»»

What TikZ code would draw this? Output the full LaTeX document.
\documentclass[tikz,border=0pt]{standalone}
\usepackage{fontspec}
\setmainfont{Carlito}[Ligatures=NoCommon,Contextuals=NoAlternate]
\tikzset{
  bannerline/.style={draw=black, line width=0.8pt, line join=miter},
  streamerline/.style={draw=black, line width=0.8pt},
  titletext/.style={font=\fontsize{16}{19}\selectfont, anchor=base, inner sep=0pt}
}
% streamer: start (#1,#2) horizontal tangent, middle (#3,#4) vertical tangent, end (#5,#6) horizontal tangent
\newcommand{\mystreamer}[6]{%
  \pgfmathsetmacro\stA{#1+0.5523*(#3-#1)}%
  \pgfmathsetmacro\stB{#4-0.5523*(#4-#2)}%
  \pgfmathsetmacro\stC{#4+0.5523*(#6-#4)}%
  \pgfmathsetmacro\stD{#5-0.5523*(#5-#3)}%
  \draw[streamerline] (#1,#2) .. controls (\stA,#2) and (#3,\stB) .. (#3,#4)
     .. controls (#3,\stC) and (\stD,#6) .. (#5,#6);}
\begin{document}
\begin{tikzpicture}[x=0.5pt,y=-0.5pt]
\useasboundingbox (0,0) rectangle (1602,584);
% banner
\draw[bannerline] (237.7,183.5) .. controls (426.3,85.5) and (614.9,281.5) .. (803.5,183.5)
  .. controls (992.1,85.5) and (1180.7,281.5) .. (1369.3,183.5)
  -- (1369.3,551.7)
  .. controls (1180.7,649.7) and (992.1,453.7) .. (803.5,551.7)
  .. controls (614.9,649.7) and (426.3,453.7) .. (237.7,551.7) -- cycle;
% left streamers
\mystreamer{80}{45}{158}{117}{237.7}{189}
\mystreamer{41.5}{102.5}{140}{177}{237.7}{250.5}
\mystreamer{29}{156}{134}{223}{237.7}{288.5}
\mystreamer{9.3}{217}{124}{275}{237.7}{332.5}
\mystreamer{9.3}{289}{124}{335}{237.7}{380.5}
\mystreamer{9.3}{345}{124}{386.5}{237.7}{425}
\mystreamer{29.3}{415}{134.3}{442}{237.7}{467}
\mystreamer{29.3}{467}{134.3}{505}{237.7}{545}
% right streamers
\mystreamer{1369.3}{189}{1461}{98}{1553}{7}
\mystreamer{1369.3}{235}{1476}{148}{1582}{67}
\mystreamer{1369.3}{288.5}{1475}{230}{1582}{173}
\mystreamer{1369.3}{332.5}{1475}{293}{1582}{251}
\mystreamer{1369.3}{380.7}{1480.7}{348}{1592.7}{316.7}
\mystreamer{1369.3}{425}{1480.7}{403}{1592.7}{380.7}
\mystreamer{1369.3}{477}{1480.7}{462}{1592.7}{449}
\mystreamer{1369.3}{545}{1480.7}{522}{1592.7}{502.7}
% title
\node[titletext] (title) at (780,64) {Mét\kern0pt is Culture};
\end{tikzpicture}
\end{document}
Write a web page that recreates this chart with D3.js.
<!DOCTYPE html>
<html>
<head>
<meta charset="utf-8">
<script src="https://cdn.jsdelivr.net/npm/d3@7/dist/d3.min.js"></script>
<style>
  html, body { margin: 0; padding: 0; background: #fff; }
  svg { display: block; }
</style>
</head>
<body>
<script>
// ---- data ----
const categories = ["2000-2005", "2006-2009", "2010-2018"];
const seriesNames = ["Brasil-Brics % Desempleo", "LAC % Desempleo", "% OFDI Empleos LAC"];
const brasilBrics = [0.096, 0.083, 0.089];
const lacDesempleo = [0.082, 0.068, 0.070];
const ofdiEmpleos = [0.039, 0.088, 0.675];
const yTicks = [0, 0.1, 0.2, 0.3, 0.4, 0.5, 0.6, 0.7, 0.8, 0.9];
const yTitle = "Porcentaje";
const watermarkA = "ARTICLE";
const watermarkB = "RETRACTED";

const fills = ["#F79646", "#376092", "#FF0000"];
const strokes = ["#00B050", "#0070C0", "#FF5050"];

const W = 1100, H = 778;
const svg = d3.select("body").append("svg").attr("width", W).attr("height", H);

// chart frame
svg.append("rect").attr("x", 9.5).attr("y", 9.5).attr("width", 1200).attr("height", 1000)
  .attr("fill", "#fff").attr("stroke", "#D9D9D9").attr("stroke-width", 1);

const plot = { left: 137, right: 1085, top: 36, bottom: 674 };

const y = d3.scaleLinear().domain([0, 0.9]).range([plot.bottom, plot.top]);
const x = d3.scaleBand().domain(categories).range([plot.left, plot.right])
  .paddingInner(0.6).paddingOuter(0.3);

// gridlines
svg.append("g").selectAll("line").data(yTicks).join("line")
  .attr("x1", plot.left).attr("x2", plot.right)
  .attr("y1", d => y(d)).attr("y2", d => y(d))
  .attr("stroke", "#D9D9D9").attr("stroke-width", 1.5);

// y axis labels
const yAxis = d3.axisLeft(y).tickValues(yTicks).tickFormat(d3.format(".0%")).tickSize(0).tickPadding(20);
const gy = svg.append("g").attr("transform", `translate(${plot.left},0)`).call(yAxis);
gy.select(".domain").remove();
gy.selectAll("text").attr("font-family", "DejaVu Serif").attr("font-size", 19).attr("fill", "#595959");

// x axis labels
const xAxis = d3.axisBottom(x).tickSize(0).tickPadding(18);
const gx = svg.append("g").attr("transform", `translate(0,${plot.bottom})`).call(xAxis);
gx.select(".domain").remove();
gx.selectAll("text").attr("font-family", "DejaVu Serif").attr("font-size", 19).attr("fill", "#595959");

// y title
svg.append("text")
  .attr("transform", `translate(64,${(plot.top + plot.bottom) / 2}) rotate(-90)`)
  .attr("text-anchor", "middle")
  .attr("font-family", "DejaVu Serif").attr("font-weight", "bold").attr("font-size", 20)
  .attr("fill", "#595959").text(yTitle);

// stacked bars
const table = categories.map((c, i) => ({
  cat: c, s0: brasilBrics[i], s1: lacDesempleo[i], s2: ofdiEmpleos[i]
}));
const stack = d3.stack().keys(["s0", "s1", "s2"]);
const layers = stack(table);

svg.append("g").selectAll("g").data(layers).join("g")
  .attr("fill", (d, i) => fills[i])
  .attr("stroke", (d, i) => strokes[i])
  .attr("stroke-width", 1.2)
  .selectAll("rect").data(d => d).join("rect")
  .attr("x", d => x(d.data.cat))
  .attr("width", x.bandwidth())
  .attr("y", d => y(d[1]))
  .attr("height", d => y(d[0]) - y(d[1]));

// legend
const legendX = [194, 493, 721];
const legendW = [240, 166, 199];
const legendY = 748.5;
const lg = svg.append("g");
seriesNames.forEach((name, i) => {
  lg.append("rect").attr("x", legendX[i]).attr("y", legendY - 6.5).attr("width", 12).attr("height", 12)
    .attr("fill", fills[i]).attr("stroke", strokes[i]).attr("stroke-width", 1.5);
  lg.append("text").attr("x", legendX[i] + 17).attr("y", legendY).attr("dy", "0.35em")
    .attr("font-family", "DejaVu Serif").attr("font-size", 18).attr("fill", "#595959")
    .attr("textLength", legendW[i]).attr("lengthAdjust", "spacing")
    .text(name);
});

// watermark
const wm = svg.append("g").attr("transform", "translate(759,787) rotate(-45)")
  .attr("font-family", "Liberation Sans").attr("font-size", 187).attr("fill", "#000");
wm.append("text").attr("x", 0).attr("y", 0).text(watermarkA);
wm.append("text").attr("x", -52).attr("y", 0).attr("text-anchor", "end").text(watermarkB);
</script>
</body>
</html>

««

> _WORK INSTRUCTIONS_:
Print all of the entries exactly as they are written.

> _ANSWER BELOW_:
What TikZ code would draw this? Output the full LaTeX document.
\documentclass[tikz,border=0pt]{standalone}
\usepackage{fontspec}
\setmainfont{Carlito}[Ligatures=NoCommon,Contextuals=NoAlternate]
\tikzset{
  bannerline/.style={draw=black, line width=0.8pt, line join=miter},
  streamerline/.style={draw=black, line width=0.8pt},
  titletext/.style={font=\fontsize{16}{19}\selectfont, anchor=base, inner sep=0pt}
}
% streamer: start (#1,#2) horizontal tangent, middle (#3,#4) vertical tangent, end (#5,#6) horizontal tangent
\newcommand{\mystreamer}[6]{%
  \pgfmathsetmacro\stA{#1+0.5523*(#3-#1)}%
  \pgfmathsetmacro\stB{#4-0.5523*(#4-#2)}%
  \pgfmathsetmacro\stC{#4+0.5523*(#6-#4)}%
  \pgfmathsetmacro\stD{#5-0.5523*(#5-#3)}%
  \draw[streamerline] (#1,#2) .. controls (\stA,#2) and (#3,\stB) .. (#3,#4)
     .. controls (#3,\stC) and (\stD,#6) .. (#5,#6);}
\begin{document}
\begin{tikzpicture}[x=0.5pt,y=-0.5pt]
\useasboundingbox (0,0) rectangle (1602,584);
% banner
\draw[bannerline] (237.7,183.5) .. controls (426.3,85.5) and (614.9,281.5) .. (803.5,183.5)
  .. controls (992.1,85.5) and (1180.7,281.5) .. (1369.3,183.5)
  -- (1369.3,551.7)
  .. controls (1180.7,649.7) and (992.1,453.7) .. (803.5,551.7)
  .. controls (614.9,649.7) and (426.3,453.7) .. (237.7,551.7) -- cycle;
% left streamers
\mystreamer{80}{45}{158}{117}{237.7}{189}
\mystreamer{41.5}{102.5}{140}{177}{237.7}{250.5}
\mystreamer{29}{156}{134}{223}{237.7}{288.5}
\mystreamer{9.3}{217}{124}{275}{237.7}{332.5}
\mystreamer{9.3}{289}{124}{335}{237.7}{380.5}
\mystreamer{9.3}{345}{124}{386.5}{237.7}{425}
\mystreamer{29.3}{415}{134.3}{442}{237.7}{467}
\mystreamer{29.3}{467}{134.3}{505}{237.7}{545}
% right streamers
\mystreamer{1369.3}{189}{1461}{98}{1553}{7}
\mystreamer{1369.3}{235}{1476}{148}{1582}{67}
\mystreamer{1369.3}{288.5}{1475}{230}{1582}{173}
\mystreamer{1369.3}{332.5}{1475}{293}{1582}{251}
\mystreamer{1369.3}{380.7}{1480.7}{348}{1592.7}{316.7}
\mystreamer{1369.3}{425}{1480.7}{403}{1592.7}{380.7}
\mystreamer{1369.3}{477}{1480.7}{462}{1592.7}{449}
\mystreamer{1369.3}{545}{1480.7}{522}{1592.7}{502.7}
% title
\node[titletext] (title) at (780,64) {Mét\kern0pt is Culture};
\end{tikzpicture}
\end{document}
Write a web page that recreates this chart with D3.js.
<!DOCTYPE html>
<html>
<head>
<meta charset="utf-8">
<script src="https://cdn.jsdelivr.net/npm/d3@7/dist/d3.min.js"></script>
<style>
  html, body { margin: 0; padding: 0; background: #fff; }
  svg { display: block; }
</style>
</head>
<body>
<script>
// ---- data ----
const categories = ["2000-2005", "2006-2009", "2010-2018"];
const seriesNames = ["Brasil-Brics % Desempleo", "LAC % Desempleo", "% OFDI Empleos LAC"];
const brasilBrics = [0.096, 0.083, 0.089];
const lacDesempleo = [0.082, 0.068, 0.070];
const ofdiEmpleos = [0.039, 0.088, 0.675];
const yTicks = [0, 0.1, 0.2, 0.3, 0.4, 0.5, 0.6, 0.7, 0.8, 0.9];
const yTitle = "Porcentaje";
const watermarkA = "ARTICLE";
const watermarkB = "RETRACTED";

const fills = ["#F79646", "#376092", "#FF0000"];
const strokes = ["#00B050", "#0070C0", "#FF5050"];

const W = 1100, H = 778;
const svg = d3.select("body").append("svg").attr("width", W).attr("height", H);

// chart frame
svg.append("rect").attr("x", 9.5).attr("y", 9.5).attr("width", 1200).attr("height", 1000)
  .attr("fill", "#fff").attr("stroke", "#D9D9D9").attr("stroke-width", 1);

const plot = { left: 137, right: 1085, top: 36, bottom: 674 };

const y = d3.scaleLinear().domain([0, 0.9]).range([plot.bottom, plot.top]);
const x = d3.scaleBand().domain(categories).range([plot.left, plot.right])
  .paddingInner(0.6).paddingOuter(0.3);

// gridlines
svg.append("g").selectAll("line").data(yTicks).join("line")
  .attr("x1", plot.left).attr("x2", plot.right)
  .attr("y1", d => y(d)).attr("y2", d => y(d))
  .attr("stroke", "#D9D9D9").attr("stroke-width", 1.5);

// y axis labels
const yAxis = d3.axisLeft(y).tickValues(yTicks).tickFormat(d3.format(".0%")).tickSize(0).tickPadding(20);
const gy = svg.append("g").attr("transform", `translate(${plot.left},0)`).call(yAxis);
gy.select(".domain").remove();
gy.selectAll("text").attr("font-family", "DejaVu Serif").attr("font-size", 19).attr("fill", "#595959");

// x axis labels
const xAxis = d3.axisBottom(x).tickSize(0).tickPadding(18);
const gx = svg.append("g").attr("transform", `translate(0,${plot.bottom})`).call(xAxis);
gx.select(".domain").remove();
gx.selectAll("text").attr("font-family", "DejaVu Serif").attr("font-size", 19).attr("fill", "#595959");

// y title
svg.append("text")
  .attr("transform", `translate(64,${(plot.top + plot.bottom) / 2}) rotate(-90)`)
  .attr("text-anchor", "middle")
  .attr("font-family", "DejaVu Serif").attr("font-weight", "bold").attr("font-size", 20)
  .attr("fill", "#595959").text(yTitle);

// stacked bars
const table = categories.map((c, i) => ({
  cat: c, s0: brasilBrics[i], s1: lacDesempleo[i], s2: ofdiEmpleos[i]
}));
const stack = d3.stack().keys(["s0", "s1", "s2"]);
const layers = stack(table);

svg.append("g").selectAll("g").data(layers).join("g")
  .attr("fill", (d, i) => fills[i])
  .attr("stroke", (d, i) => strokes[i])
  .attr("stroke-width", 1.2)
  .selectAll("rect").data(d => d).join("rect")
  .attr("x", d => x(d.data.cat))
  .attr("width", x.bandwidth())
  .attr("y", d => y(d[1]))
  .attr("height", d => y(d[0]) - y(d[1]));

// legend
const legendX = [194, 493, 721];
const legendW = [240, 166, 199];
const legendY = 748.5;
const lg = svg.append("g");
seriesNames.forEach((name, i) => {
  lg.append("rect").attr("x", legendX[i]).attr("y", legendY - 6.5).attr("width", 12).attr("height", 12)
    .attr("fill", fills[i]).attr("stroke", strokes[i]).attr("stroke-width", 1.5);
  lg.append("text").attr("x", legendX[i] + 17).attr("y", legendY).attr("dy", "0.35em")
    .attr("font-family", "DejaVu Serif").attr("font-size", 18).attr("fill", "#595959")
    .attr("textLength", legendW[i]).attr("lengthAdjust", "spacing")
    .text(name);
});

// watermark
const wm = svg.append("g").attr("transform", "translate(759,787) rotate(-45)")
  .attr("font-family", "Liberation Sans").attr("font-size", 187).attr("fill", "#000");
wm.append("text").attr("x", 0).attr("y", 0).text(watermarkA);
wm.append("text").attr("x", -52).attr("y", 0).attr("text-anchor", "end").text(watermarkB);
</script>
</body>
</html>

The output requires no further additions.